9 Thoughts on The Challenges Facing Romania
    Dennis
    31 Aug 2019
    4:27pm

    Depressing……but puts our own Country’s current problems into perspective.

    Andra
    16 Aug 2019
    2:02am

    This was such an incredible and real article! I am originally from Romania and currently live in Chicago (I’m one of Miriam’s friends actually). This interview was thoughtful and genuine. Hope to see more articles from Romania! 🙂

      Tieran Freedman
      16 Aug 2019
      4:50pm

      That’s so nice of you to say, I’m really glad you liked it! Miriam mentioned you’d been waiting for the ones from Romania for a while. I have a massive backlog of interviews, since some of the countries I’ll be visiting later on the trip don’t take to kindly to people publishing things that are critical of the government.

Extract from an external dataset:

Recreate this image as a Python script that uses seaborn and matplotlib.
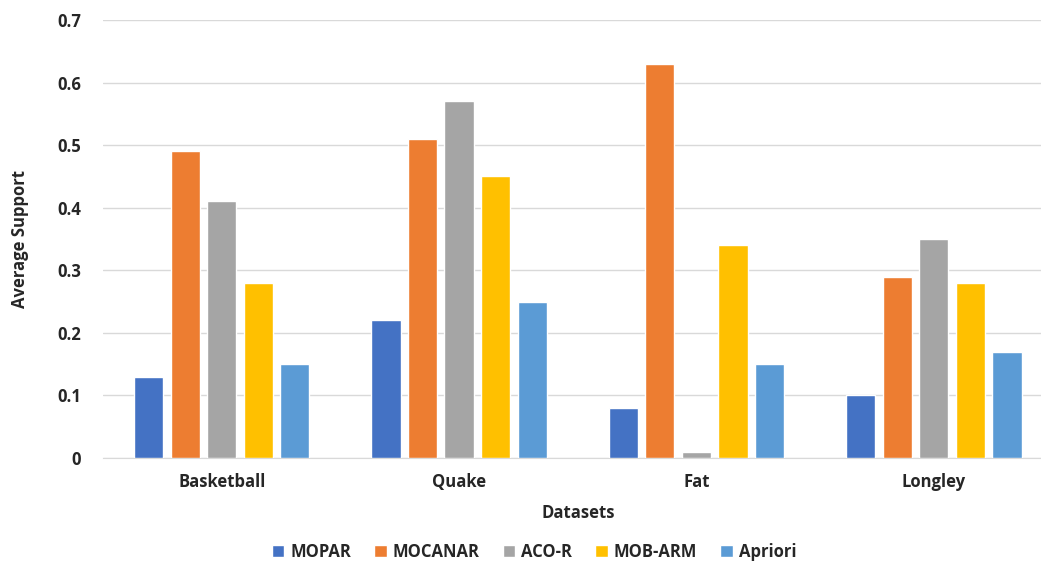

      Where in Romania are you from? I cycled through it from Moldova along the coast to Bulgaria; not too far, so I didn’t spend quite as long there as in some of the other countries on my trip. But there will be another interview from Constanța in the coming weeks!

        Andra
        16 Aug 2019
        5:34pm

        Of course, I understand. I am from Brasov, more towards the central part of the country. I hope the few short days in Romania went smoothly! I actually have family in Constanța and used to visit often growing up! I am looking forward to reading the interview.

        Andra
        16 Aug 2019
        5:39pm

        Of course, I understand. I am from Brasov, more towards the central part of the country. I hope the few short days in Romania went smoothly! I actually have family in Constanța and used to visit often growing up! I am looking forward to reading the article.

          Tieran Freedman
          16 Aug 2019
          6:09pm

          Awesome, I heard Brasov is really nice. The only reason I didn’t head in that direction was because of the mountains…

          Things went pretty smoothly, it was somewhere between 10 days and 2 weeks. The ride from Galați to Constanța was pretty stunning, and took me through a nature reserve, but it got really, really cold in Constanța while I was there.

          Haha maybe I met them! I met a guy who worked at the docks who drove me around the shipyard to see all the old dock buildings, which was pretty interesting. If I go back I’d definitely like to explore further inland!

            Andra
            16 Aug 2019
            7:29pm

            Understable! I love the drive towards Brasov up the mountains. It is very scenic, yet narrow. I am glad to hear everything went well on your travels in Romania. What time of the year were you there? If you go back, I definitely recommend visiting the famous Dracula’s Castle, Peleș Castle and old fortified towns!

              Tieran Freedman
              17 Aug 2019
              10:37am

              I can imagine! Thank you for the recommendations, I’m sure I’ll be back someday.

              I was there at the end of February/start of March if I’m remembering right, so it wasn’t exactly peak cycle touring season haha. I remember the seawater froze on the groynes next to that old Casino in Constanța! But I guess it would have been difficult had I visited the mountains then because of snow and ice anyway…

    Hilda
    6 Sep 2019
    10:47am

    I do like Livia’s attitude to life and wish her well with the future. As ever the more we read about your adventure the more we realise how fortunate we are to live in this country, even though our politicians are trying very hard to mess it up.